What is a Home Worth? The Fallacy of Per Square Foot Pricing
To suggest that the home cost per square foot of one home is the same as the average home price per square foot is to misunderstand market dynamics. These values may be somewhat close together in a new neighborhood of very similar homes but may be dramatically far apart in an area of older homes, or homes that are different ages, sizes and styles.
An Extreme Example of Why Per Square Foot Pricing isn’t Accurate
Let’s talk about two homes. Same age, same size, same size lot, same street, same neighborhood. Same number of bedrooms, same number of garage bays.
If these houses were put on the market on the same day, would they fetch the same price, or more specifically, the same price per square foot?
I would say, probably not. Why not you ask? Well, we haven’t considered where these houses are located, and the condition of each.

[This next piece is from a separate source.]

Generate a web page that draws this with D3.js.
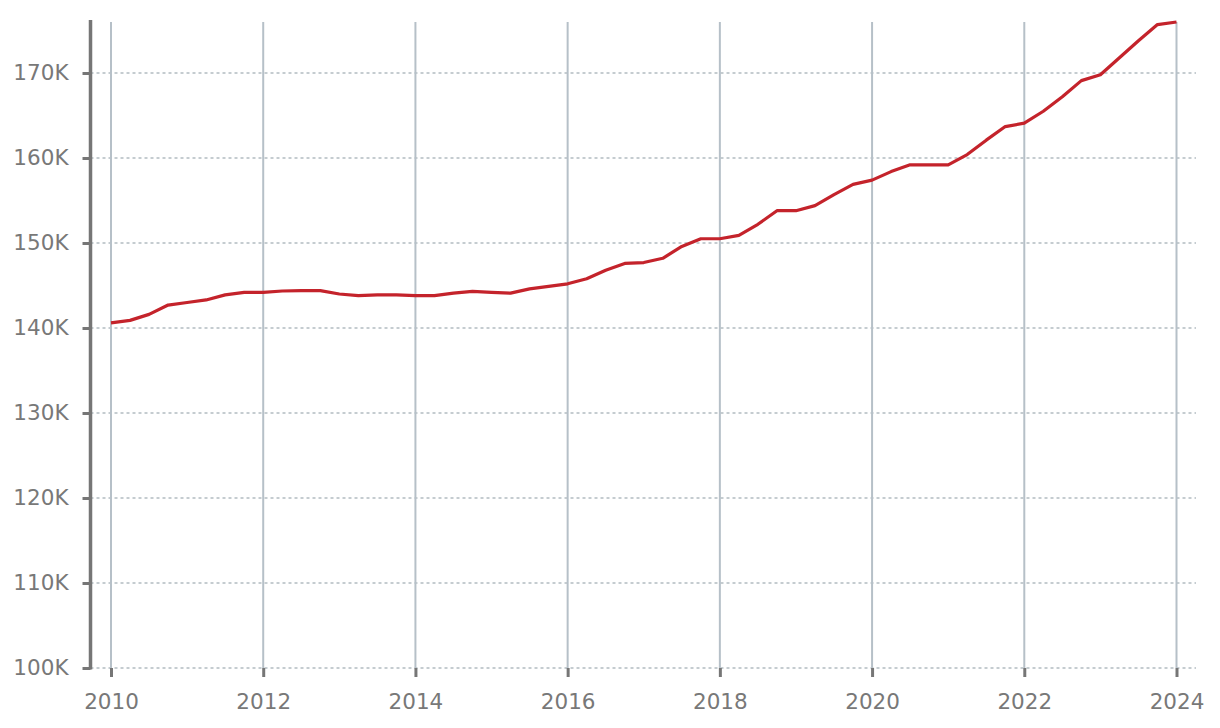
<!DOCTYPE html>
<html>
<head>
<meta charset="utf-8">
<script src="https://cdn.jsdelivr.net/npm/d3@7"></script>
<style>
  html, body { margin: 0; padding: 0; background: #fff; }
  svg { display: block; }
  text { font-family: "DejaVu Sans", sans-serif; fill: #787878; }
</style>
</head>
<body>
<svg id="chart" width="1220" height="728"></svg>
<script>
// Quarterly observations
const periods = [
  2010.00, 2010.25, 2010.50, 2010.75,
  2011.00, 2011.25, 2011.50, 2011.75,
  2012.00, 2012.25, 2012.50, 2012.75,
  2013.00, 2013.25, 2013.50, 2013.75,
  2014.00, 2014.25, 2014.50, 2014.75,
  2015.00, 2015.25, 2015.50, 2015.75,
  2016.00, 2016.25, 2016.50, 2016.75,
  2017.00, 2017.25, 2017.50, 2017.75,
  2018.00, 2018.25, 2018.50, 2018.75,
  2019.00, 2019.25, 2019.50, 2019.75,
  2020.00, 2020.25, 2020.50, 2020.75,
  2021.00, 2021.25, 2021.50, 2021.75,
  2022.00, 2022.25, 2022.50, 2022.75,
  2023.00, 2023.25, 2023.50, 2023.75,
  2024.00
];
const values = [
  140.6, 140.9, 141.6, 142.7,
  143.0, 143.3, 143.9, 144.2,
  144.2, 144.35, 144.4, 144.4,
  144.0, 143.8, 143.9, 143.9,
  143.8, 143.8, 144.1, 144.3,
  144.2, 144.1, 144.6, 144.9,
  145.2, 145.8, 146.8, 147.6,
  147.7, 148.2, 149.6, 150.5,
  150.5, 150.9, 152.2, 153.8,
  153.8, 154.4, 155.7, 156.9,
  157.4, 158.4, 159.2, 159.2,
  159.2, 160.4, 162.1, 163.7,
  164.1, 165.5, 167.2, 169.1,
  169.8, 171.8, 173.8, 175.7,
  176.0
];
const xTicks = [2010, 2012, 2014, 2016, 2018, 2020, 2022, 2024];
const yTicks = [100, 110, 120, 130, 140, 150, 160, 170];
const yTickLabels = ["100K", "110K", "120K", "130K", "140K", "150K", "160K", "170K"];

const svg = d3.select("#chart");
const axisX = 90.5, gridRight = 1196, plotBottom = 668, axisTop = 20, vgridTop = 22;
const fontSize = 21.5;

const x = d3.scaleLinear().domain([2010, 2024]).range([111, 1176.5]);
const y = d3.scaleLinear().domain([100, 170]).range([668, 73]);

// horizontal dashed gridlines
svg.append("g").selectAll("line").data(yTicks).join("line")
  .attr("x1", axisX).attr("x2", gridRight)
  .attr("y1", d => y(d)).attr("y2", d => y(d))
  .attr("stroke", "#b3bcc1").attr("stroke-width", 1.5)
  .attr("stroke-dasharray", "3,3");

// vertical gridlines
svg.append("g").selectAll("line").data(xTicks).join("line")
  .attr("x1", d => x(d)).attr("x2", d => x(d))
  .attr("y1", vgridTop).attr("y2", plotBottom)
  .attr("stroke", "#b6c0c8").attr("stroke-width", 2);

// x axis ticks + labels
const xAxis = d3.axisBottom(x).tickValues(xTicks).tickFormat(d3.format("d"))
  .tickSize(9).tickPadding(17);
const gx = svg.append("g").attr("transform", `translate(0,${plotBottom})`).call(xAxis);
gx.select(".domain").remove();
gx.selectAll(".tick line").attr("stroke", "#767676").attr("stroke-width", 3);
gx.selectAll(".tick text").attr("font-size", fontSize).attr("fill", "#787878")
  .style("font-family", "'DejaVu Sans', sans-serif");

// y axis ticks + labels
const yAxis = d3.axisLeft(y).tickValues(yTicks).tickFormat((d, i) => yTickLabels[i])
  .tickSize(8).tickPadding(14);
const gy = svg.append("g").attr("transform", `translate(${axisX},0)`).call(yAxis);
gy.select(".domain").remove();
gy.selectAll(".tick line").attr("stroke", "#767676").attr("stroke-width", 3);
gy.selectAll(".tick text").attr("font-size", fontSize).attr("fill", "#787878")
  .style("font-family", "'DejaVu Sans', sans-serif");

// y axis line
svg.append("line")
  .attr("x1", axisX).attr("x2", axisX)
  .attr("y1", axisTop).attr("y2", plotBottom + 1.5)
  .attr("stroke", "#767676").attr("stroke-width", 3.5);

// data line
const line = d3.line().x((d, i) => x(periods[i])).y(d => y(d));
svg.append("path").datum(values)
  .attr("d", line)
  .attr("fill", "none")
  .attr("stroke", "#c4232b")
  .attr("stroke-width", 3.2)
  .attr("stroke-linejoin", "round");
</script>
</body>
</html>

The Typical Home vs. the Over Improved Home
Let’s go a a step further.
One house has high-end cabinets, exotic granite counters, stainless steel appliances, travertine tile in the wet areas set on the diagonal. This same house also has hardwood floors, and brand new, excellent quality carpet in the bedrooms. The paint is meticulously chosen and applied, and the furnishings are stylish and do not crowd the rooms.
The other home is builder-grade everything, and beige. The counters are laminate, the flooring in the wet areas is vinyl. Main living areas and the bedrooms are low-end carpet. Appliances are old and the beige paint has been hastily applied over other colors, so you can see some shading on the walls where the single coat of paint didn’t quite cover. The house is a crowded mess, with the owners’ possessions strewn all over the place. Oh, and do you smell dog? Or, is that a ferret?
Do you still think these houses will fetch similar prices if they go on the market the same day?
Of course not.
Which one will sell, then?
The Over Improved Home May Not Recover Money Spent on Upgrades
In an area where homes do not typically have the upgrades of the highly upgraded home described above, the sellers probably won’t recover the cost of the upgrades.
In an area where homes are typically upgraded about midway between the two homes, the over-improved one might still go under contract, but the appraisal value may not come in at the contracted price.
This is because although the buyers may value these upgrades enough to want to pay more for them, the appraiser must consider comparable homes in the area that have recently sold, and if this home is the only one with this level of upgraded finishes, the selling price of the comps may not support the selling price of the highly upgraded home.
In this situation, where the appraisal comes in lower than the contract price a few things can still keep the deal together:
- The seller may agree to accept a lower price.
- The buyer may agree to make up the difference between the amount the bank will loan and the price of the house (i.e., increase their down payment).
- The buyer and seller can compromise, with the seller coming down a little and the buyer putting a little more up front.
The deal may also fall apart.
In the case of the latter, when the house is re-listed, the seller and the agent should now be aware that they may need a special buyer – one that is able to cover the spread between the amount a bank will loan (typically 80% of the appraised value) and the listed price of the home. They might seriously consider listing it closer to the first appraisal value to avoid the same problem with subsequent contracts.
A Different Spin on This Tale of Two Homes
Now, let’s take a different approach to this analysis.
What if the highly upgraded home is the typical home for the area and the slightly-shabby one lags far behind in expected quality?
Remember, these homes are the same age, same size, same size lot, same street, same neighborhood. Same number of bedrooms, same number of garage bays.
We would expect the nicer home to sell for more, and if priced right, to sell more quickly. We would also expect the market to discount the shabbier home to reflect some multiple of what it might cost to bring the home to a level of fit and finish that is typical for the neighborhood.
Remember, in some areas, most of the homes are fairly shabby and the typical buyer may see that as normal, buy it and move right in. In other areas, the typical buyer may be more inclined to spend the time and money to clean the place up before they move in.
Competitive Market Analysis (CMA) and Per Square Foot Pricing
Let’s wrap this up and talk about CMAs, the pricing documents many real estate agents use to determine the price that a home would likely fetch on the open market. For a CMA to be reasonably accurate in pin pointing a target price range a home might sell for, the agent really needs to know the area where the subject home is located. Just browsing MLS data for homes of similar size, age and location isn’t sufficient. Condition matters, as does typical condition for the area.
Averaging the costs of homes that sold, and then comparing the price of each on a per square foot basis is fraught with peril. You could be off by tens of thousands, much to the dismay of your clients.